New in ChatGPT: a better way to schedule tasks.
Scheduled tasks are faster, more reliable, and easier to manage from the new Scheduled page.
The new scheduled tasks experience is rolling out to Go, Plus, Pro, Business, and Enterprise users on web and mobile. pic.twitter.com/YC7JON6Hxn
— ChatGPT (@ChatGPTapp) June 17, 2026
OpenAI announced a new scheduled tasks experience in ChatGPT, giving users a faster, more reliable, and easier way to manage automated tasks from a dedicated Scheduled page.
The new Scheduled page is designed to centralize task management, making it easier for users to view, edit, pause, delete, and organize scheduled prompts across web and mobile.
Scheduled tasks allow ChatGPT users to ask the assistant to run prompts at a future time. These can include one-time reminders, recurring daily or weekly updates, personalized briefings, language practice, research summaries, or other automated workflows.
The updated experience is rolling out to Go, Plus, Pro, Business, and Enterprise users on web and mobile.
To create a scheduled task, users can simply ask ChatGPT in natural language. For example, a user could say: “Remind me tomorrow morning to send the invoice,” “Give me an AI news briefing every weekday at 8 a.m.,” or “Practice Spanish with me every evening.” ChatGPT can then create the task and run it at the requested time.
Users can also manage scheduled tasks from the Tasks or Scheduled page. From there, they can open a list of active tasks, select a task, and update key details such as the task name, instructions, and schedule.
The management page also allows users to pause or delete tasks. This is useful for recurring updates that are no longer needed, reminders tied to a completed project, or briefings that a user wants to temporarily stop without fully removing them.
The feature supports both one-time and recurring tasks. This makes it useful for simple reminders as well as ongoing routines such as daily news briefings, weekly planning prompts, recurring market updates, monthly business check-ins, or reminders tied to personal events.

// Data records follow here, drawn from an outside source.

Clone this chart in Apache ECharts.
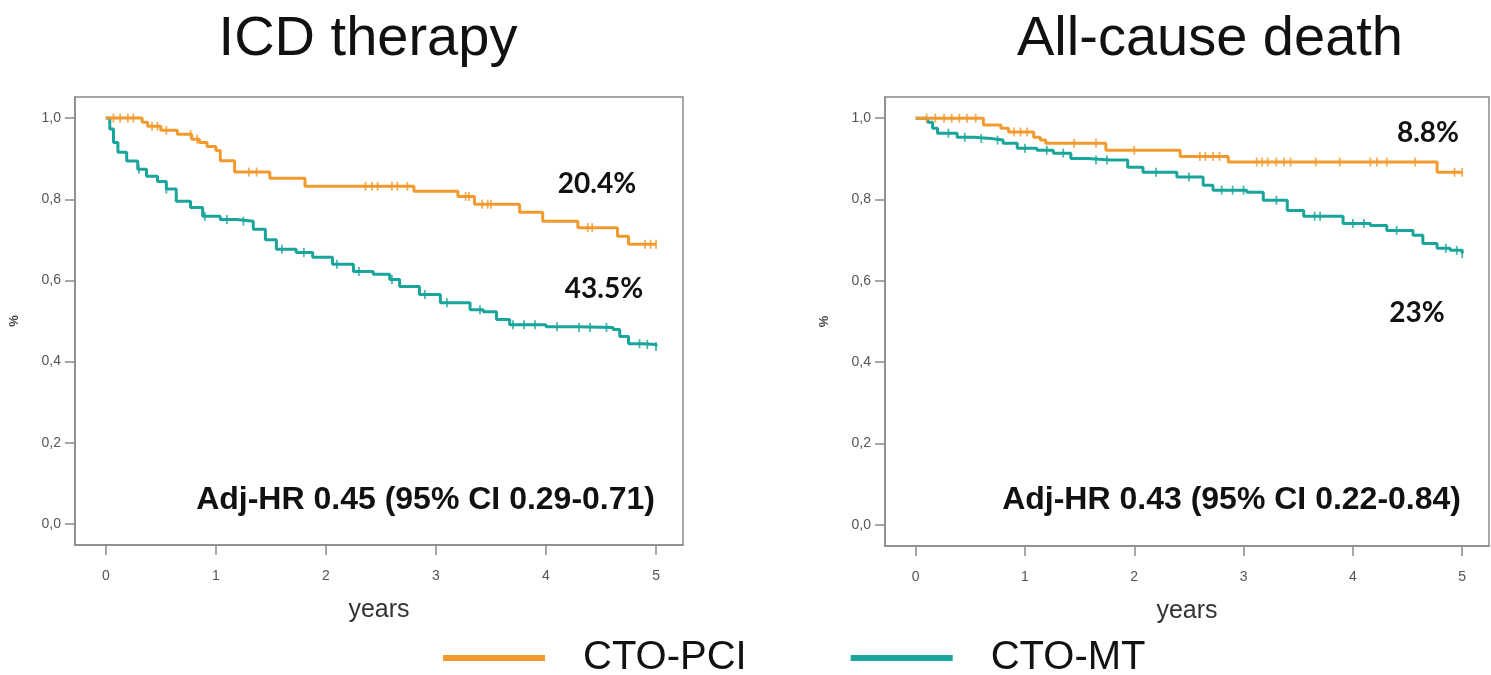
<!DOCTYPE html>
<html>
<head>
<meta charset="utf-8">
<script src="https://cdn.jsdelivr.net/npm/echarts@6/dist/echarts.min.js"></script>
<style>
html,body{margin:0;padding:0;background:#fff;}
#chart{width:1491px;height:675px;}
</style>
</head>
<body>
<div id="chart"></div>
<script>
// ---------- data ----------
const panelTitles = ['ICD therapy', 'All-cause death'];
const seriesNames = ['CTO-PCI', 'CTO-MT'];
const xTicks = [0, 1, 2, 3, 4, 5];
const yTicks = [0, 0.2, 0.4, 0.6, 0.8, 1.0];

// ICD therapy – CTO-PCI
const icdPciT = [0, 0.33, 0.38, 0.5, 0.65, 0.78, 0.85, 0.92, 1.0, 1.04, 1.17, 1.49, 1.81, 2.8, 3.2, 3.35, 3.76, 3.97, 4.29, 4.65, 4.75, 5.0];
const icdPciS = [1.0, 0.99, 0.98, 0.97, 0.96, 0.948, 0.94, 0.93, 0.92, 0.895, 0.867, 0.852, 0.832, 0.82, 0.807, 0.788, 0.768, 0.746, 0.73, 0.709, 0.689, 0.689];
const icdPciCensor = [0.07, 0.13, 0.2, 0.25, 0.42, 0.47, 0.55, 0.77, 0.83, 1.3, 1.37, 2.36, 2.42, 2.47, 2.6, 2.65, 2.74, 3.27, 3.3, 3.42, 3.47, 3.5, 4.38, 4.42, 4.9, 4.95, 5.0];

// ICD therapy – CTO-MT
const icdMtT = [0, 0.036, 0.07, 0.11, 0.19, 0.29, 0.37, 0.47, 0.55, 0.64, 0.77, 0.88, 1.04, 1.19, 1.34, 1.45, 1.55, 1.73, 1.88, 2.06, 2.25, 2.43, 2.58, 2.67, 2.85, 3.04, 3.19, 3.31, 3.43, 3.55, 3.67, 3.85, 4.0, 4.28, 4.61, 4.67, 4.75, 4.88, 5.0];
const icdMtS = [1.0, 0.973, 0.94, 0.916, 0.894, 0.874, 0.857, 0.844, 0.825, 0.795, 0.78, 0.758, 0.75, 0.746, 0.726, 0.70, 0.677, 0.669, 0.657, 0.64, 0.622, 0.615, 0.602, 0.585, 0.565, 0.545, 0.545, 0.528, 0.523, 0.504, 0.491, 0.491, 0.486, 0.484, 0.479, 0.462, 0.444, 0.442, 0.437];
const icdMtCensor = [0.3, 0.55, 0.9, 1.1, 1.25, 1.6, 1.8, 2.1, 2.3, 2.6, 2.9, 3.1, 3.4, 3.7, 3.8, 3.9, 4.1, 4.3, 4.4, 4.55, 4.85, 4.92, 5.0];

// All-cause death – CTO-PCI
const deathPciT = [0, 0.62, 0.78, 0.85, 1.08, 1.14, 1.19, 1.74, 2.42, 2.86, 4.77, 5.0];
const deathPciS = [1.0, 0.983, 0.975, 0.966, 0.953, 0.946, 0.938, 0.921, 0.906, 0.892, 0.867, 0.867];
const deathPciCensor = [0.1, 0.18, 0.26, 0.33, 0.4, 0.47, 0.55, 0.9, 0.96, 1.02, 1.45, 1.65, 2.0, 2.6, 2.65, 2.72, 2.78, 3.12, 3.17, 3.22, 3.3, 3.37, 3.43, 3.66, 3.88, 4.16, 4.22, 4.31, 4.57, 4.93, 5.0];

// All-cause death – CTO-MT
const deathMtT = [0, 0.11, 0.155, 0.2, 0.38, 0.53, 0.69, 0.8, 0.93, 1.11, 1.26, 1.42, 1.57, 1.78, 1.94, 2.08, 2.27, 2.39, 2.54, 2.63, 2.72, 3.03, 3.18, 3.4, 3.55, 3.77, 3.91, 4.16, 4.31, 4.55, 4.64, 4.77, 4.89, 5.0];
const deathMtS = [1.0, 0.99, 0.975, 0.963, 0.953, 0.95, 0.946, 0.938, 0.926, 0.921, 0.914, 0.901, 0.897, 0.897, 0.879, 0.867, 0.867, 0.855, 0.855, 0.835, 0.823, 0.818, 0.798, 0.773, 0.759, 0.759, 0.741, 0.736, 0.724, 0.712, 0.692, 0.68, 0.675, 0.667];
const deathMtCensor = [0.3, 0.45, 0.6, 0.75, 1.0, 1.2, 1.35, 1.65, 1.75, 2.2, 2.5, 2.8, 2.9, 3.0, 3.3, 3.65, 3.7, 4.0, 4.1, 4.4, 4.85, 4.95, 5.0];

const eventLabels = [['20.4%', '43.5%'], ['8.8%', '23%']];
const hrLabels = ['Adj-HR 0.45 (95% CI 0.29-0.71)', 'Adj-HR 0.43 (95% CI 0.22-0.84)'];

// ---------- helpers ----------
const ORANGE = '#F39A2E';
const TEAL = '#1AA59C';
function pairs(t, s) { return t.map((v, i) => [v, s[i]]); }
function stepAt(t, s, x) {
  let v = s[0];
  for (let i = 0; i < t.length; i++) { if (t[i] <= x) v = s[i]; }
  return v;
}
function censorPts(t, s, c) { return c.map(x => [x, stepAt(t, s, x)]); }

const chart = echarts.init(document.getElementById('chart'), null, {renderer: 'canvas'});

function xAxisCfg(gi) {
  return {
    gridIndex: gi, type: 'value', min: -0.28, max: 5.245,
    axisLine: {show: true, onZero: false, lineStyle: {color: '#8a8a8a', width: 1.5}},
    axisTick: {show: true, customValues: xTicks, length: 10, lineStyle: {color: '#8a8a8a', width: 1.5}},
    axisLabel: {customValues: xTicks, color: '#555', fontSize: 14, fontFamily: 'Liberation Sans', margin: 24},
    splitLine: {show: false},
    name: 'years', nameLocation: 'middle', nameGap: 53,
    nameTextStyle: {fontSize: 25, color: '#333', fontFamily: 'Liberation Sans'}
  };
}
function yAxisCfg(gi) {
  return {
    gridIndex: gi, type: 'value', min: -0.052, max: 1.052,
    axisLine: {show: true, onZero: false, lineStyle: {color: '#8a8a8a', width: 1.5}},
    axisTick: {show: true, customValues: yTicks, length: 10, lineStyle: {color: '#8a8a8a', width: 1.5}},
    axisLabel: {customValues: yTicks, color: '#555', fontSize: 14, fontFamily: 'Liberation Sans', margin: 14,
      formatter: v => v.toFixed(1).replace('.', ',')},
    splitLine: {show: false},
    name: '%', nameLocation: 'middle', nameGap: 54, nameRotate: 90,
    nameTextStyle: {fontSize: 13, color: '#444', fontWeight: 'bold', fontFamily: 'Liberation Sans'}
  };
}
function lineSeries(name, gi, t, s, color) {
  return {
    name: name, type: 'line', xAxisIndex: gi, yAxisIndex: gi, step: 'end',
    data: pairs(t, s), showSymbol: false, symbol: 'none',
    lineStyle: {color: color, width: 3}, itemStyle: {color: color}, silent: true, z: 3
  };
}
function censorSeries(gi, t, s, c, color) {
  return {
    name: 'censor', type: 'scatter', xAxisIndex: gi, yAxisIndex: gi,
    data: censorPts(t, s, c), symbol: 'rect', symbolSize: [1.8, 9],
    itemStyle: {color: color}, silent: true, z: 4
  };
}

const titleStyle = {fontFamily: 'Liberation Sans', fontSize: 56, fill: '#111', align: 'center', verticalAlign: 'middle'};
const pctStyle = {fontFamily: 'Lato', fontWeight: 'bold', fontSize: 28, fill: '#111', align: 'center', verticalAlign: 'middle'};
const hrStyle = {fontFamily: 'Liberation Sans', fontWeight: 'bold', fontSize: 32, fill: '#111', align: 'right', verticalAlign: 'middle'};

const option = {
  animation: false,
  backgroundColor: '#fff',
  grid: [
    {left: 75, top: 97, width: 608, height: 448, show: true, borderColor: '#8a8a8a', borderWidth: 1.5, containLabel: false},
    {left: 885, top: 97, width: 604, height: 449, show: true, borderColor: '#8a8a8a', borderWidth: 1.5, containLabel: false}
  ],
  xAxis: [xAxisCfg(0), xAxisCfg(1)],
  yAxis: [yAxisCfg(0), yAxisCfg(1)],
  legend: {
    data: seriesNames, left: 438, top: 633, icon: 'rect', itemWidth: 102, itemHeight: 6, itemGap: 104,
    itemStyle: {borderWidth: 0},
    textStyle: {fontFamily: 'Liberation Sans', fontSize: 40, color: '#111', padding: [0, 0, 0, 33]}
  },
  series: [
    lineSeries(seriesNames[1], 0, icdMtT, icdMtS, TEAL),
    censorSeries(0, icdMtT, icdMtS, icdMtCensor, TEAL),
    lineSeries(seriesNames[0], 0, icdPciT, icdPciS, ORANGE),
    censorSeries(0, icdPciT, icdPciS, icdPciCensor, ORANGE),
    lineSeries(seriesNames[1], 1, deathMtT, deathMtS, TEAL),
    censorSeries(1, deathMtT, deathMtS, deathMtCensor, TEAL),
    lineSeries(seriesNames[0], 1, deathPciT, deathPciS, ORANGE),
    censorSeries(1, deathPciT, deathPciS, deathPciCensor, ORANGE)
  ],
  graphic: [
    {type: 'text', x: 368, y: 40, style: Object.assign({text: panelTitles[0]}, titleStyle)},
    {type: 'text', x: 1210, y: 40, style: Object.assign({text: panelTitles[1]}, titleStyle)},
    {type: 'text', x: 597, y: 184, style: Object.assign({text: eventLabels[0][0]}, pctStyle)},
    {type: 'text', x: 604, y: 289, style: Object.assign({text: eventLabels[0][1]}, pctStyle)},
    {type: 'text', x: 1428, y: 133, style: Object.assign({text: eventLabels[1][0]}, pctStyle)},
    {type: 'text', x: 1417, y: 313, style: Object.assign({text: eventLabels[1][1]}, pctStyle)},
    {type: 'text', x: 655, y: 500, style: Object.assign({text: hrLabels[0]}, hrStyle)},
    {type: 'text', x: 1461, y: 500, style: Object.assign({text: hrLabels[1]}, hrStyle)}
  ]
};
chart.setOption(option);
</script>
</body>
</html>
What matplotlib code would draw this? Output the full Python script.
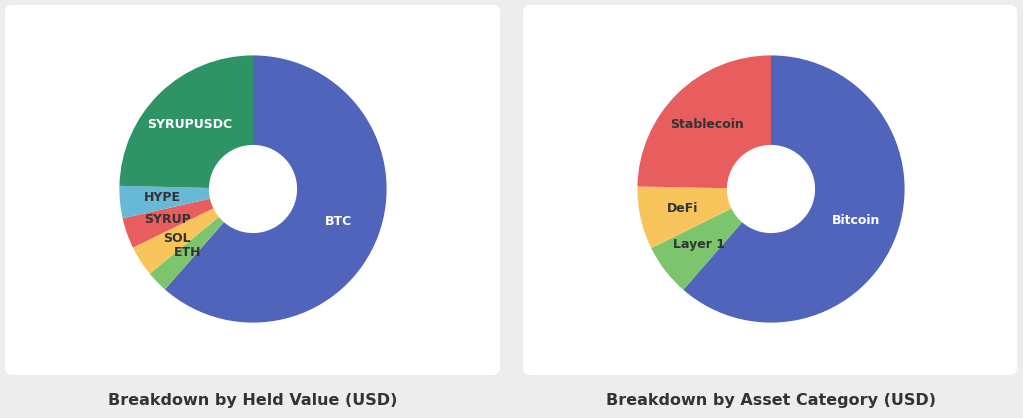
import matplotlib.pyplot as plt
from matplotlib.patches import FancyBboxPatch

# held value breakdown (percent of total)
held_labels = ["BTC", "ETH", "SOL", "SYRUP", "HYPE", "SYRUPUSDC"]
held_values = [61.4, 2.6, 3.7, 3.7, 3.9, 24.6]
held_colors = ["#5064BC", "#7CC56C", "#F8C45C", "#E85D5D", "#68B8D8", "#2E9466"]
held_text = ["white", "#333333", "#333333", "#333333", "#333333", "white"]

cat_labels = ["Bitcoin", "Layer 1", "DeFi", "Stablecoin"]
cat_values = [61.4, 6.3, 7.6, 24.7]
cat_colors = ["#5064BC", "#7CC56C", "#F8C45C", "#E85D5D"]
cat_text = ["white", "#333333", "#333333", "#333333"]

fig = plt.figure(figsize=(10.23, 4.18), dpi=100)
fig.patch.set_facecolor("#EDEDED")

W, H = 1023, 418

# background axes holding the white cards, drawn below the pies
bg = fig.add_axes([0, 0, 1, 1], zorder=-5)
bg.set_xlim(0, W)
bg.set_ylim(H, 0)
bg.axis("off")
for x0, x1 in [(5, 500), (523, 1017)]:
    bg.add_patch(FancyBboxPatch((x0, 5), x1 - x0, 370,
                                boxstyle="round,pad=0,rounding_size=7",
                                facecolor="white", edgecolor="none"))


def donut(left, values, colors, labels, textcols, title, title_x):
    ax = fig.add_axes([left / W, (H - 356) / H, 334 / W, 334 / H])
    ax.patch.set_alpha(0)
    wedges, texts = ax.pie(values, colors=colors, labels=labels, startangle=90,
                           counterclock=False, labeldistance=0.68,
                           wedgeprops=dict(width=0.67, edgecolor="none"),
                           textprops=dict(fontsize=9, fontweight="bold",
                                          ha="center", va="center"))
    for t, c in zip(texts, textcols):
        t.set_color(c)
        t.set_ha("center")
    ax.set_aspect("equal")
    fig.text(title_x / W, (H - 400) / H, title, ha="center", va="center",
             fontsize=11.5, fontweight="bold", color="#333333")


donut(86, held_values, held_colors, held_labels, held_text,
      "Breakdown by Held Value (USD)", 253)
donut(604, cat_values, cat_colors, cat_labels, cat_text,
      "Breakdown by Asset Category (USD)", 771)

fig.savefig("out.png", dpi=100, facecolor=fig.get_facecolor())
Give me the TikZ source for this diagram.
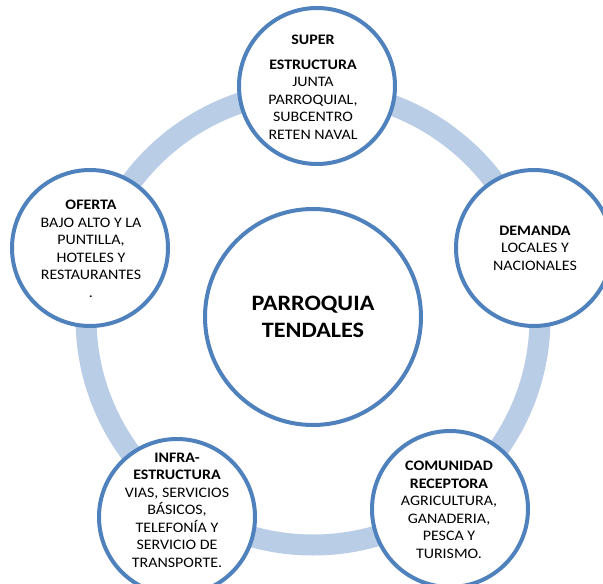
\documentclass[tikz,border=0pt]{standalone}
\usepackage{fontspec}
\setmainfont{Carlito}[FakeStretch=1.1]
\definecolor{ringblue}{RGB}{185,205,231}
\definecolor{edgeblue}{RGB}{79,129,189}
\begin{document}
\begin{tikzpicture}[x=1pt,y=-1pt,
  bubble/.style={circle,draw=edgeblue,line width=4pt,fill=white,minimum size=156pt,inner sep=0pt},
  hub/.style={circle,draw=edgeblue,line width=4pt,fill=white,minimum size=216pt,inner sep=0pt},
  txt/.style={align=center,font=\fontsize{14.5}{17.5}\selectfont,inner sep=0pt,text=black},
  hubtxt/.style={align=center,font=\fontsize{22}{27}\selectfont\bfseries,inner sep=0pt,text=black}]
\useasboundingbox (0,0) rectangle (603,584);
\clip (0,0) rectangle (603,584);
\coordinate (ringc) at (313,318);
\draw[ringblue,line width=21pt] (ringc) circle [radius=227pt];
% circles
\node[hub] (hub) at (313,317) {};
\node[bubble] (top) at (317,86) {};
\node[bubble] (left) at (90,248) {};
\node[bubble] (right) at (534,248) {};
\node[bubble] (bl) at (177,517) {};
\node[bubble] (br) at (450,509) {};
% texts
\node[hubtxt] (hubt) at (hub.center) {PARROQUIA\\TENDALES};
\node[txt] (topt) at (313,87) {\textbf{SUPER}\\[7.5pt]\textbf{ESTRUCTURA}\\JUNTA\\PARROQUIAL,\\SUBCENTRO\\RETEN NAVAL};
\node[txt] (leftt) at (91,249) {\textbf{OFERTA}\\BAJO ALTO Y LA\\PUNTILLA,\\HOTELES Y\\RESTAURANTES\\.};
\node[txt] (rightt) at (535,248) {\textbf{DEMANDA}\\LOCALES Y\\NACIONALES};
\node[txt] (blt) at (177,510) {\textbf{INFRA-}\\\textbf{ESTRUCTURA}\\VIAS, SERVICIOS\\BÁSICOS,\\TELEFONÍA Y\\SERVICIO DE\\TRANSPORTE.};
\node[txt] (brt) at (449,510) {\textbf{COMUNIDAD}\\\textbf{RECEPTORA}\\AGRICULTURA,\\GANADERIA,\\PESCA Y\\TURISMO.};
\end{tikzpicture}
\end{document}
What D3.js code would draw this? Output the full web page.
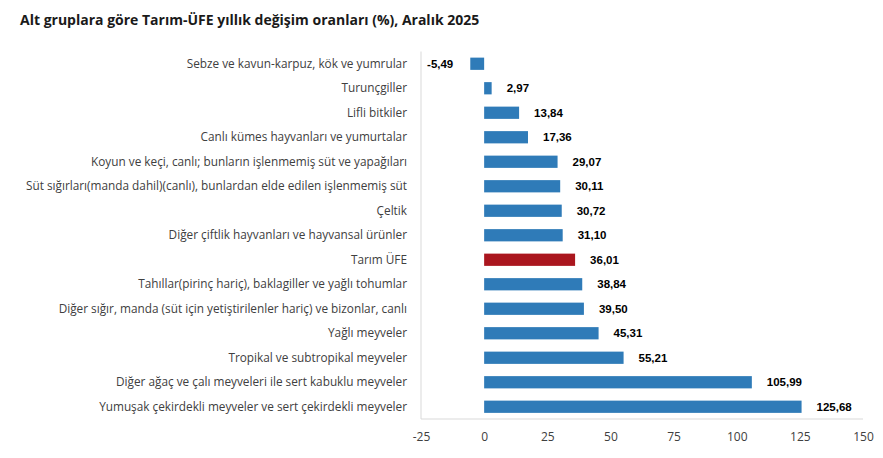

OpenAI also said it is sunsetting Pulse over the next 14 days. Users who relied on Pulse for daily updates can continue to receive similar information by setting up scheduled tasks for daily briefings tailored to their interests, past chats, and connected apps.
For example, a user could replace Pulse by asking ChatGPT to send a daily morning briefing about AI, business news, sports, weather, personal calendar items, or topics based on previous conversations. Users can customize these briefings by specifying the timing, format, length, and topics to include.
The launch of the Scheduled page reflects OpenAI’s effort to make ChatGPT more useful for recurring workflows, not just one-off conversations. By giving users a dedicated place to manage automated tasks, OpenAI is making ChatGPT more like a proactive assistant that can help users stay organized over time.
The feature could be especially useful for professionals, students, creators, business owners, and teams that rely on recurring updates. Examples include daily executive summaries, weekly sales pipeline reminders, monthly content planning prompts, recurring study sessions, customer follow-up reminders, and personal productivity check-ins.
Scheduled tasks are supported on ChatGPT Web, iOS, Android, and macOS. Users can access the task management area from the ChatGPT interface and update tasks as their schedules or priorities change.
OpenAI’s new scheduled tasks experience gives ChatGPT users more control over proactive automation while reducing the friction of managing recurring prompts across conversations.